Yes, yes. We should. We had a record year in 2012 so yeah, comparisons should be closer. Correct.

Joel Luton – Westlake Securities

Okay, thanks a lot. That’s all I have.

Operator

Thank you. (Operator instructions). Our next question comes from the line of Evan Richert with Sidoti & Company. Please go ahead.

Evan Richert – Sidoti & Company

Good morning, guys, most of my questions have been asked. I was just wondering if you could touch a bit on the permitting issues. Is this anything unusual or just typical seasonal stuff in Canada?

Wayne Whitener

That’s a one-off deal, Evan. We have a particular job that we were working on up there that had special conditions, and so normally in Canada we don’t have any permit problems. So that was a one-off deal.

Evan Richert – Sidoti & Company

Okay, great. And just to reiterate the sentiment, you do have confidence that demand has bottomed out in 2013 and from what you’re seeing in 2014 there should be some kind of rebound?

Wayne Whitener

That is our hope. It appears to be that way. We are seeing contracts signed so we’re optimistic going into 2014.

Evan Richert – Sidoti & Company

Okay, great, and one last thing: how important is… Last year you paid a cash dividend – is that something you’re still considering for this year or you’re going to hold off?

Wayne Whitener

Well, we’ll review that with the Board of Directors and make a decision later on in the year here.
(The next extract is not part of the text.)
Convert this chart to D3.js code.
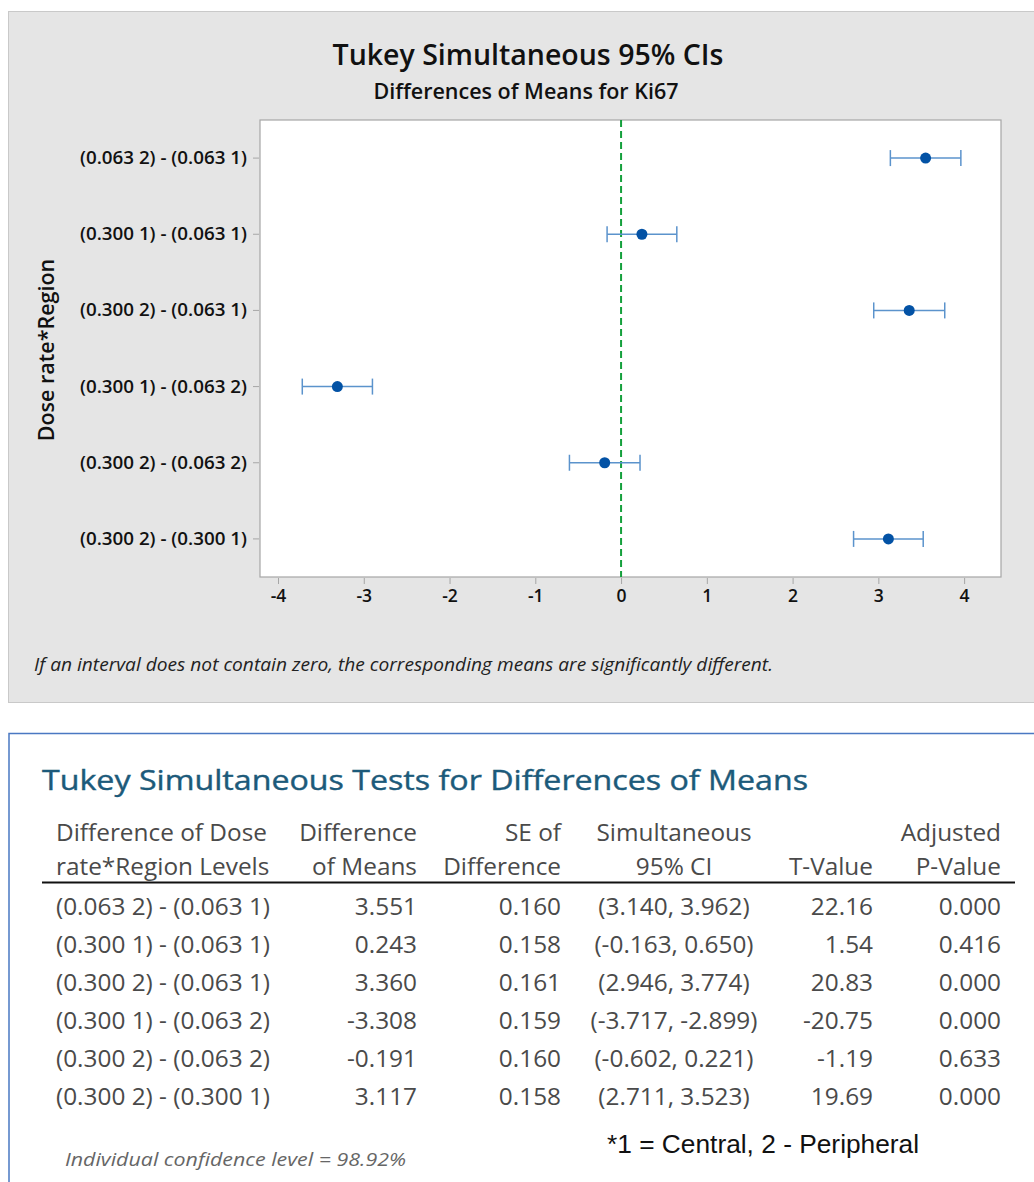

Evan Richert – Sidoti & Company

Okay, thanks. That’s it from me, guys.

Operator

Thank you. (Operator instructions.) Thank you, and I am showing no further questions at this time. I’d like to turn the call back over to management for any further remarks. Please go ahead.

Wayne Whitener

We’d like to thank everyone for being on the Q4 and year-end call and we appreciate your interest in the company. Thank you.

Operator

Thank you. Ladies and gentlemen, this does conclude the TGC Industries Q4 Earnings Conference Call. If you would like to listen to a replay of today’s conference please dial 303-590-3030 with access code #4662796. Thank you for your participation, you may now disconnect.